__Exercise requirements__. Find how many lines hold the word "Output" and give that number only.

__The records__.
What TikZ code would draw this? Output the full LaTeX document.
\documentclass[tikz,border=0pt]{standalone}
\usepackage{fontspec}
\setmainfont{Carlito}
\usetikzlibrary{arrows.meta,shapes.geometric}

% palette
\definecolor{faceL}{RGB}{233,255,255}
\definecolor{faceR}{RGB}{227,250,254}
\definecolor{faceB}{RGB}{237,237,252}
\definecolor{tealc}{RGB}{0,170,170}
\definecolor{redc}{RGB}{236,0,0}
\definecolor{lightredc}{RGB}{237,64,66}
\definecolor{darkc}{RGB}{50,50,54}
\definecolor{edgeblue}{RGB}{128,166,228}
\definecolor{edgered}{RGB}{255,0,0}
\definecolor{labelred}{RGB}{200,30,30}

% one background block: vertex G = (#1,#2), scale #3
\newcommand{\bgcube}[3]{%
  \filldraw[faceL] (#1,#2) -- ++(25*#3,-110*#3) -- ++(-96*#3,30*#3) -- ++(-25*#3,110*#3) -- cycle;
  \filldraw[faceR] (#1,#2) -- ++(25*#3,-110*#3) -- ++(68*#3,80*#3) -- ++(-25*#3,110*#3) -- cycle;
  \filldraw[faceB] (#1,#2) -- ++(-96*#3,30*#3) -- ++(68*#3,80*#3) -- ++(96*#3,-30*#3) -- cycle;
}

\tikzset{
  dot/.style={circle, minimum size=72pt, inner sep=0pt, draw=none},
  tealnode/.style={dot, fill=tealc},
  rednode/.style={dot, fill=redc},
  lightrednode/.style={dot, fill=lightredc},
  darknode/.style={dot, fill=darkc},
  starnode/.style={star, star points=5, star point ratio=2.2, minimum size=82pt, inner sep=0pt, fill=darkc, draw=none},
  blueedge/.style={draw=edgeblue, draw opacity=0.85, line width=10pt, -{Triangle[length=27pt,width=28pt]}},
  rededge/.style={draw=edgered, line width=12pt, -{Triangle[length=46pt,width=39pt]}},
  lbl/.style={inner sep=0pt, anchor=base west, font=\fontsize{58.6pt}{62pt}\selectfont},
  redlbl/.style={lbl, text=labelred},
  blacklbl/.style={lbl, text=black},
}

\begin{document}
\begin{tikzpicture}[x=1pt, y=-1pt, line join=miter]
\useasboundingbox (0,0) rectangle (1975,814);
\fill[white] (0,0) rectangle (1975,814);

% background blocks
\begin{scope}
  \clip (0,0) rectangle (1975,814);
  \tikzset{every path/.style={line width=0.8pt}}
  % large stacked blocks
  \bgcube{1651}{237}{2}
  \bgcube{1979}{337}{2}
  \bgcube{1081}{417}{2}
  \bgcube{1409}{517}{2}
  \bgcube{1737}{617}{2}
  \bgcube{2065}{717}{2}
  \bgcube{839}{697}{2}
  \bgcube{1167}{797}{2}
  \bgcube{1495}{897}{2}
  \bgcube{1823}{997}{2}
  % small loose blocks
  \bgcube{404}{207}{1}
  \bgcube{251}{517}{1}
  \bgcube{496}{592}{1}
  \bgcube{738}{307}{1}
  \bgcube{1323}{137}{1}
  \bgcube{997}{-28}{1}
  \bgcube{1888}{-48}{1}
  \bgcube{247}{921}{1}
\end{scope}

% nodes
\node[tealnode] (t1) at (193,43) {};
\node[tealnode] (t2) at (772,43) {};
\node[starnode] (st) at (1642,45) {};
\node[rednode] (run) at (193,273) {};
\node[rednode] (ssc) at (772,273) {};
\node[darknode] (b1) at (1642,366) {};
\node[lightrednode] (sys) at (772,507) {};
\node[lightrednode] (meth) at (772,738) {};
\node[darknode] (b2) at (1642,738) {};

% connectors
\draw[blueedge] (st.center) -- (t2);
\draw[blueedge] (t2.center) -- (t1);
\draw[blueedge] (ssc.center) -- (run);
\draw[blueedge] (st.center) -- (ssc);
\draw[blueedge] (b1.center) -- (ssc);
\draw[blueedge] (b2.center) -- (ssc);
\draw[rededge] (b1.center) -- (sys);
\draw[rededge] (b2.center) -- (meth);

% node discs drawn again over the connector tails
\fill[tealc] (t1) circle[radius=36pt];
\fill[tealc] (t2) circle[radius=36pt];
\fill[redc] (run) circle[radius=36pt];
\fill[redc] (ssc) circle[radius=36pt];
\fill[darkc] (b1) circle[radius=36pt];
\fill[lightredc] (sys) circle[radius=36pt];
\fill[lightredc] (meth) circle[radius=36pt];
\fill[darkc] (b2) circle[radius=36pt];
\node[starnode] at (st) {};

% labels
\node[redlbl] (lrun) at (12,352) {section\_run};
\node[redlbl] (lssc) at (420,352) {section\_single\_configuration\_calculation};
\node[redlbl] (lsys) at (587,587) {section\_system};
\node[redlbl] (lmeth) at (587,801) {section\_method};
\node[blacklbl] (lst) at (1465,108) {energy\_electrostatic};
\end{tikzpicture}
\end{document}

...

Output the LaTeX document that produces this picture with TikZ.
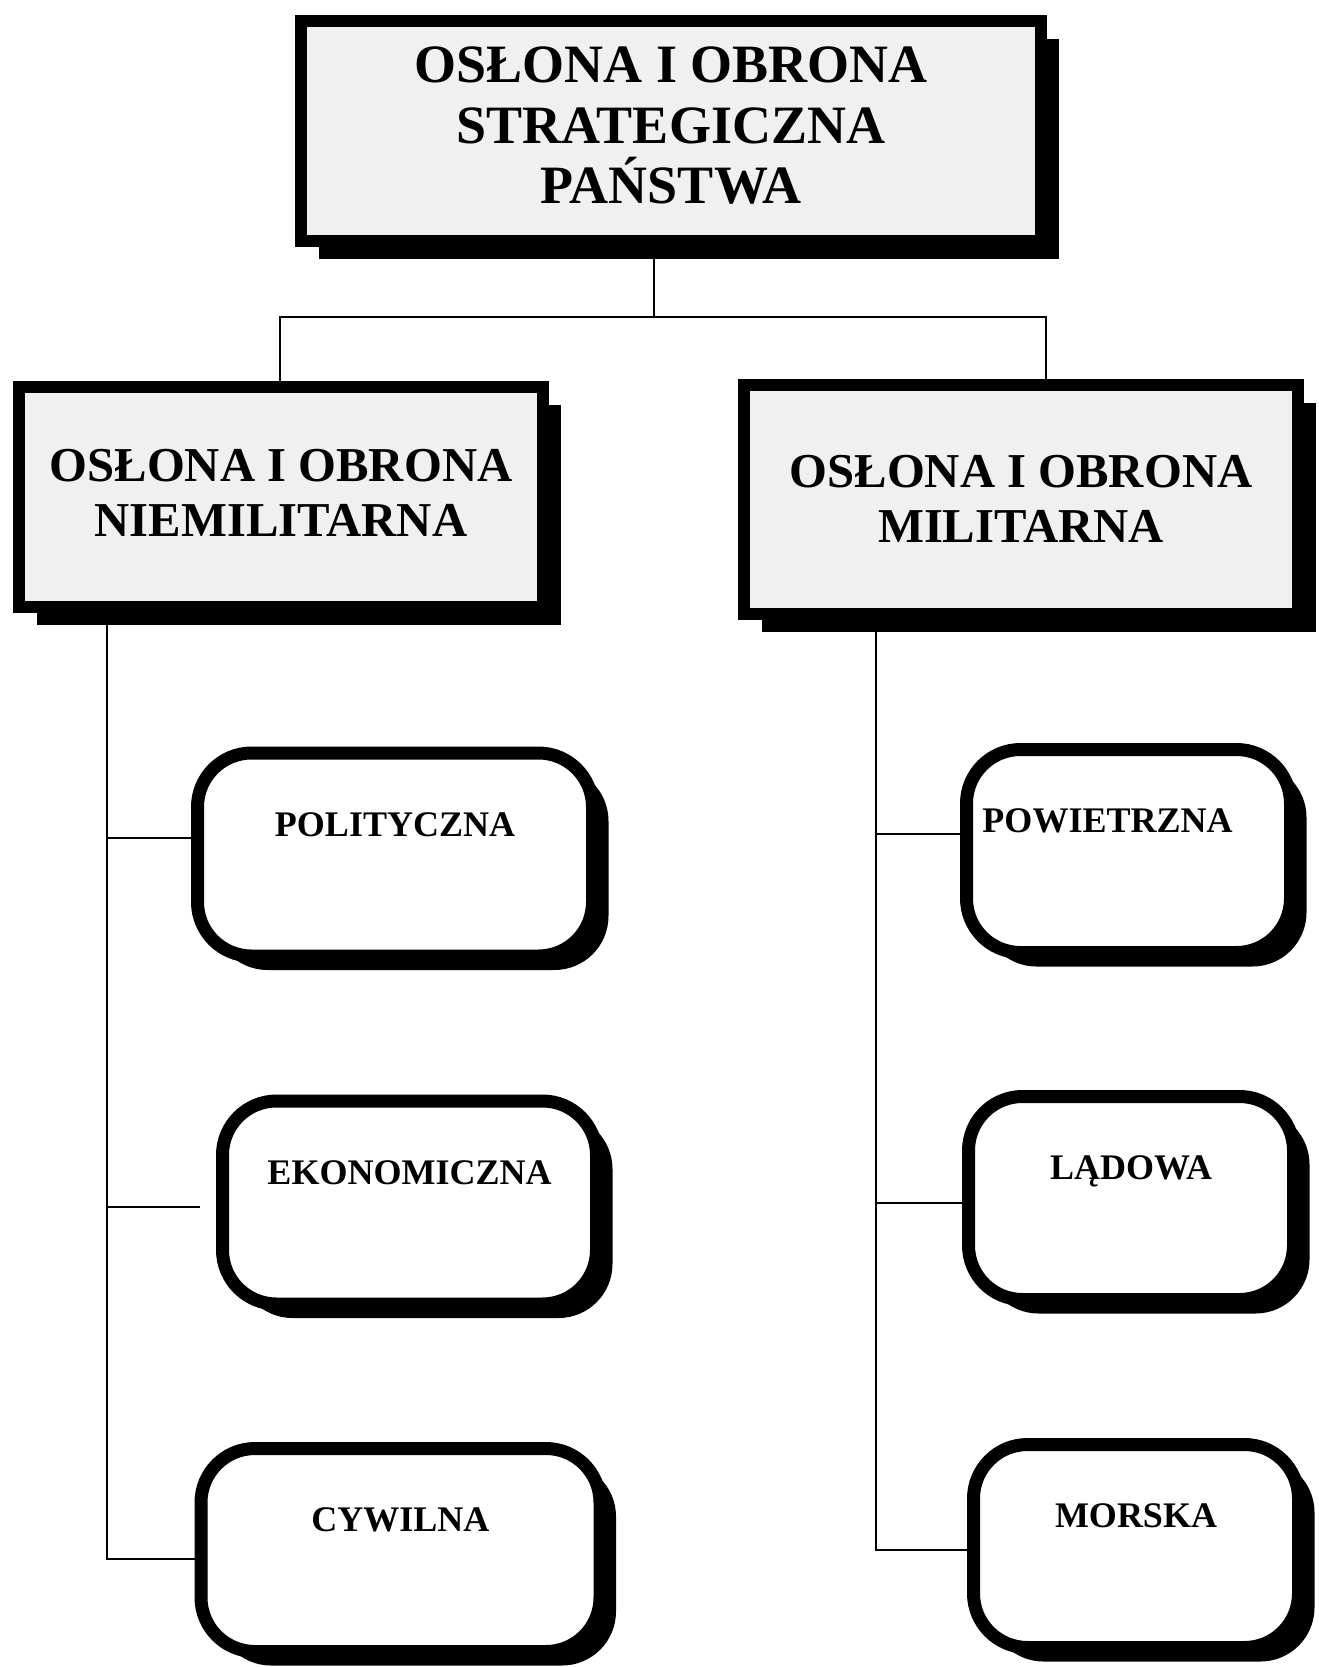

__Result of this task__. 2